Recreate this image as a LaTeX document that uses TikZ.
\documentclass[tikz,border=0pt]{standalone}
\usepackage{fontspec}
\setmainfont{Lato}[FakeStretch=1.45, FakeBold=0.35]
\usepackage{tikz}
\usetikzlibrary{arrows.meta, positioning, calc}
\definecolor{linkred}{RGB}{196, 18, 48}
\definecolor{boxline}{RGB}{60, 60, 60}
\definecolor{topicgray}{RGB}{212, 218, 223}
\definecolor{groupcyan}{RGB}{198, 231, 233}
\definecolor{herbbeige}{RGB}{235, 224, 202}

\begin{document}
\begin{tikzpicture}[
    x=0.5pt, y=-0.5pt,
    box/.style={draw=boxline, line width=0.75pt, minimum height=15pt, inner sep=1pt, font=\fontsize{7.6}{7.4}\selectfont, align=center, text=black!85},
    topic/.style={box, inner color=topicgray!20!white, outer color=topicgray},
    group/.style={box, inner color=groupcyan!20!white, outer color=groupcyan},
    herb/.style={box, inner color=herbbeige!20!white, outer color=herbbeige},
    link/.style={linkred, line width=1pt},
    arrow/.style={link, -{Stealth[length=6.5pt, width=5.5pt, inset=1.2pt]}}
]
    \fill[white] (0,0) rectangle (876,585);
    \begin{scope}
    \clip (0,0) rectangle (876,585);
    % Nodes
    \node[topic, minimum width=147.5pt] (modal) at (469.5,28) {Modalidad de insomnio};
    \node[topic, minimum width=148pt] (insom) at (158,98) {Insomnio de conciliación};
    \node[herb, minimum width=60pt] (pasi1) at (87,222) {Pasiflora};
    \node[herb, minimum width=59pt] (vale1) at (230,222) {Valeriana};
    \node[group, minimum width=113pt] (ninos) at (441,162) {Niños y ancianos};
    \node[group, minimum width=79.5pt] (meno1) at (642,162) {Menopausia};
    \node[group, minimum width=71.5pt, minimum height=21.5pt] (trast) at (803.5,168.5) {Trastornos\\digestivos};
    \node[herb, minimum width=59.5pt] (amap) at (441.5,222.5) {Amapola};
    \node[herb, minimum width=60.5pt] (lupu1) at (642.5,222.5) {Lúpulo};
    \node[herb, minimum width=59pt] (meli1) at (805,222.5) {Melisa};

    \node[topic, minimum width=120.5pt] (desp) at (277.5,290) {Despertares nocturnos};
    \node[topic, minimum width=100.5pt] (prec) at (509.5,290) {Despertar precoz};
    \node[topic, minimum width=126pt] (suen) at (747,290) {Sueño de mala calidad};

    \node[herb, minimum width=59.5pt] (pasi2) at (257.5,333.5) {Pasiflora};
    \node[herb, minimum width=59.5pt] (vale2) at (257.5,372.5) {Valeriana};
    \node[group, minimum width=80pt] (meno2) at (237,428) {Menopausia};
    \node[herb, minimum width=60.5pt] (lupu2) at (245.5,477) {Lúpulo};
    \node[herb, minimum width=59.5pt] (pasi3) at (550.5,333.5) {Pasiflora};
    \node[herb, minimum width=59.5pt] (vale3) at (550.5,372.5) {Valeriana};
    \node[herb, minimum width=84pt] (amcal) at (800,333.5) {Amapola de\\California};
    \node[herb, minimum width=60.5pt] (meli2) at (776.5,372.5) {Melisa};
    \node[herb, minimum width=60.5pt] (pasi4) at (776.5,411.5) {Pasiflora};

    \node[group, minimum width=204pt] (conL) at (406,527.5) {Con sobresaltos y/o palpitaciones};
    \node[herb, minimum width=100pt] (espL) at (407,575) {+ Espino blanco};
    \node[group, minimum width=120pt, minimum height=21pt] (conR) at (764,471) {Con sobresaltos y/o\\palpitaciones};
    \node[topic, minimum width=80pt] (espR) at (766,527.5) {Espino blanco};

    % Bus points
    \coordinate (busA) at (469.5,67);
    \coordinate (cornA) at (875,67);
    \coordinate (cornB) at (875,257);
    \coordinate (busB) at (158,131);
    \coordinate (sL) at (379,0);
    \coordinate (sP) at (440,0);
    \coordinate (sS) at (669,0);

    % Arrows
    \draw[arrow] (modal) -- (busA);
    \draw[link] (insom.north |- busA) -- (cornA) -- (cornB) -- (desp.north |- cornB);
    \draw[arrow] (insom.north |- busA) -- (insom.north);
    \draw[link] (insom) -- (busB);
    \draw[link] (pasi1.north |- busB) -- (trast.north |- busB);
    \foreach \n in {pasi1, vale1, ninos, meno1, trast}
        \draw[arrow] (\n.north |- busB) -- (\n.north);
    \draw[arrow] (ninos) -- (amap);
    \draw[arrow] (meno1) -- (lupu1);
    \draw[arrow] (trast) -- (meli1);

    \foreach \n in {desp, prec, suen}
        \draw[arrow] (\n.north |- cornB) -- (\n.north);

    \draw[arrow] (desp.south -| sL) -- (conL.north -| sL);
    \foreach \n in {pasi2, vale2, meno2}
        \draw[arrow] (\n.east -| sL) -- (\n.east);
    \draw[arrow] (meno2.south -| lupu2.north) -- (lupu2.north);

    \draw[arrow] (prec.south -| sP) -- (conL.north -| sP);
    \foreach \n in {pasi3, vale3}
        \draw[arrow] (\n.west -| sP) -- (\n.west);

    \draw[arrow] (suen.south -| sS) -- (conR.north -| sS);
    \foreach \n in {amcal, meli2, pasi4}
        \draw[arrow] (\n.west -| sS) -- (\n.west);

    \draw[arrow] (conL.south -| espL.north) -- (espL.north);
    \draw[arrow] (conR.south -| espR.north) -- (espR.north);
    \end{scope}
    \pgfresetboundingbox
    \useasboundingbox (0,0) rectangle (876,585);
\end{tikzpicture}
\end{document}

|---|

What to produce:
Repeat the material in full, exactly as it stands.

Expected answer:
Recreate this image as a LaTeX document that uses TikZ.
\documentclass[tikz,border=0pt]{standalone}
\usepackage{fontspec}
\setmainfont{Lato}[FakeStretch=1.45, FakeBold=0.35]
\usepackage{tikz}
\usetikzlibrary{arrows.meta, positioning, calc}
\definecolor{linkred}{RGB}{196, 18, 48}
\definecolor{boxline}{RGB}{60, 60, 60}
\definecolor{topicgray}{RGB}{212, 218, 223}
\definecolor{groupcyan}{RGB}{198, 231, 233}
\definecolor{herbbeige}{RGB}{235, 224, 202}

\begin{document}
\begin{tikzpicture}[
    x=0.5pt, y=-0.5pt,
    box/.style={draw=boxline, line width=0.75pt, minimum height=15pt, inner sep=1pt, font=\fontsize{7.6}{7.4}\selectfont, align=center, text=black!85},
    topic/.style={box, inner color=topicgray!20!white, outer color=topicgray},
    group/.style={box, inner color=groupcyan!20!white, outer color=groupcyan},
    herb/.style={box, inner color=herbbeige!20!white, outer color=herbbeige},
    link/.style={linkred, line width=1pt},
    arrow/.style={link, -{Stealth[length=6.5pt, width=5.5pt, inset=1.2pt]}}
]
    \fill[white] (0,0) rectangle (876,585);
    \begin{scope}
    \clip (0,0) rectangle (876,585);
    % Nodes
    \node[topic, minimum width=147.5pt] (modal) at (469.5,28) {Modalidad de insomnio};
    \node[topic, minimum width=148pt] (insom) at (158,98) {Insomnio de conciliación};
    \node[herb, minimum width=60pt] (pasi1) at (87,222) {Pasiflora};
    \node[herb, minimum width=59pt] (vale1) at (230,222) {Valeriana};
    \node[group, minimum width=113pt] (ninos) at (441,162) {Niños y ancianos};
    \node[group, minimum width=79.5pt] (meno1) at (642,162) {Menopausia};
    \node[group, minimum width=71.5pt, minimum height=21.5pt] (trast) at (803.5,168.5) {Trastornos\\digestivos};
    \node[herb, minimum width=59.5pt] (amap) at (441.5,222.5) {Amapola};
    \node[herb, minimum width=60.5pt] (lupu1) at (642.5,222.5) {Lúpulo};
    \node[herb, minimum width=59pt] (meli1) at (805,222.5) {Melisa};

    \node[topic, minimum width=120.5pt] (desp) at (277.5,290) {Despertares nocturnos};
    \node[topic, minimum width=100.5pt] (prec) at (509.5,290) {Despertar precoz};
    \node[topic, minimum width=126pt] (suen) at (747,290) {Sueño de mala calidad};

    \node[herb, minimum width=59.5pt] (pasi2) at (257.5,333.5) {Pasiflora};
    \node[herb, minimum width=59.5pt] (vale2) at (257.5,372.5) {Valeriana};
    \node[group, minimum width=80pt] (meno2) at (237,428) {Menopausia};
    \node[herb, minimum width=60.5pt] (lupu2) at (245.5,477) {Lúpulo};
    \node[herb, minimum width=59.5pt] (pasi3) at (550.5,333.5) {Pasiflora};
    \node[herb, minimum width=59.5pt] (vale3) at (550.5,372.5) {Valeriana};
    \node[herb, minimum width=84pt] (amcal) at (800,333.5) {Amapola de\\California};
    \node[herb, minimum width=60.5pt] (meli2) at (776.5,372.5) {Melisa};
    \node[herb, minimum width=60.5pt] (pasi4) at (776.5,411.5) {Pasiflora};

    \node[group, minimum width=204pt] (conL) at (406,527.5) {Con sobresaltos y/o palpitaciones};
    \node[herb, minimum width=100pt] (espL) at (407,575) {+ Espino blanco};
    \node[group, minimum width=120pt, minimum height=21pt] (conR) at (764,471) {Con sobresaltos y/o\\palpitaciones};
    \node[topic, minimum width=80pt] (espR) at (766,527.5) {Espino blanco};

    % Bus points
    \coordinate (busA) at (469.5,67);
    \coordinate (cornA) at (875,67);
    \coordinate (cornB) at (875,257);
    \coordinate (busB) at (158,131);
    \coordinate (sL) at (379,0);
    \coordinate (sP) at (440,0);
    \coordinate (sS) at (669,0);

    % Arrows
    \draw[arrow] (modal) -- (busA);
    \draw[link] (insom.north |- busA) -- (cornA) -- (cornB) -- (desp.north |- cornB);
    \draw[arrow] (insom.north |- busA) -- (insom.north);
    \draw[link] (insom) -- (busB);
    \draw[link] (pasi1.north |- busB) -- (trast.north |- busB);
    \foreach \n in {pasi1, vale1, ninos, meno1, trast}
        \draw[arrow] (\n.north |- busB) -- (\n.north);
    \draw[arrow] (ninos) -- (amap);
    \draw[arrow] (meno1) -- (lupu1);
    \draw[arrow] (trast) -- (meli1);

    \foreach \n in {desp, prec, suen}
        \draw[arrow] (\n.north |- cornB) -- (\n.north);

    \draw[arrow] (desp.south -| sL) -- (conL.north -| sL);
    \foreach \n in {pasi2, vale2, meno2}
        \draw[arrow] (\n.east -| sL) -- (\n.east);
    \draw[arrow] (meno2.south -| lupu2.north) -- (lupu2.north);

    \draw[arrow] (prec.south -| sP) -- (conL.north -| sP);
    \foreach \n in {pasi3, vale3}
        \draw[arrow] (\n.west -| sP) -- (\n.west);

    \draw[arrow] (suen.south -| sS) -- (conR.north -| sS);
    \foreach \n in {amcal, meli2, pasi4}
        \draw[arrow] (\n.west -| sS) -- (\n.west);

    \draw[arrow] (conL.south -| espL.north) -- (espL.north);
    \draw[arrow] (conR.south -| espR.north) -- (espR.north);
    \end{scope}
    \pgfresetboundingbox
    \useasboundingbox (0,0) rectangle (876,585);
\end{tikzpicture}
\end{document}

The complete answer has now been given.